À 12 mois de la date de diagnostic de l’hyperuricémie, seuls 42 % des patients sous THU avaient atteint la cible thérapeutique (définie par une uricémie < 360 µmol/l). La fonction rénale était améliorée (augmentation du DFG de 30 %) chez 17,1 % des patients sous THU avec une uricémie à la cible, contre 6,7 % des patients sous THU avec une uricémie toujours haute. Le traitement THU efficace (uricémie à la cible) augmentait de 1,78 (IC 95 % [1,42-2,23], p < 0,001) les chances d’une amélioration du DFG par rapport à un traitement THU inefficace (uricémie non à la cible). En analyse de sous-groupe, l’effet était plus important chez des patients avec MRC 2 (RR 2,26 [IC 95 %
1,16-4,41]) ou 3 (RR 2,23 [IC 95 % 1,65-3,00]). Chez des patients avec MRC 4, le THU efficace n’était plus associé à une amélioration de la fonction rénale (Tab. 2). Inversement, le THU efficace était lié à un risque moins important d’aggravation de la fonction rénale (perte de plus de 30 % du DFG). 5 % des patients sous THU efficace ont vu leur DFG se dégrader, contre 6,9 % des patients avec THU inefficace (RR 0,71 [IC 95 % 0,51-1,00], p = 0,048). En analyse de sous-groupe, cet effet protecteur était uniquement présent chez des patients avec une MRC 3 (RR 0,49 [IC 95 % 0,22-0,83], p = 0,008) (Tab. 3).
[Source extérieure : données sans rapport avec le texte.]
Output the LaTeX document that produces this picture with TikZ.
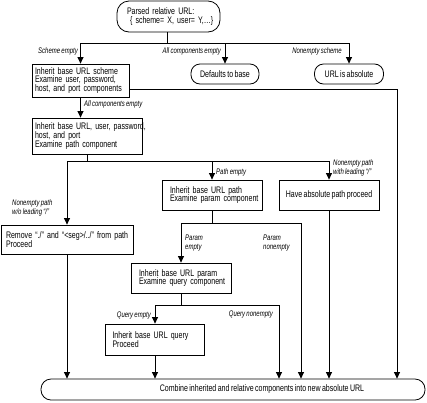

Ces résultats suggèrent qu’un traitement hypo-uricémiant efficace permet une amélioration de la fonction rénale et, dans une proportion non négligeable de cas, de ralentir la progression des maladies rénales. L’effet protecteur est surtout visible dans les stades précoces de la maladie rénale chronique (stade 2 ou 3). Au stade 4, l’effet n’est plus observé, probablement en raison de l’installation de lésions fibrosantes irréversibles. Ces résultats montrent aussi que seule une faible proportion de patients atteint la cible thérapeutique. Un simple ajustement de la posologie du THU permettrait en principe à tous les patients de l’atteindre. Les limites de ce travail sont : son caractère rétrospectif avec les données manquantes, l’absence de données sur la poursuite ou non des AINS chez ces patients après la date index, et l’absence de données sur la posologie des THU.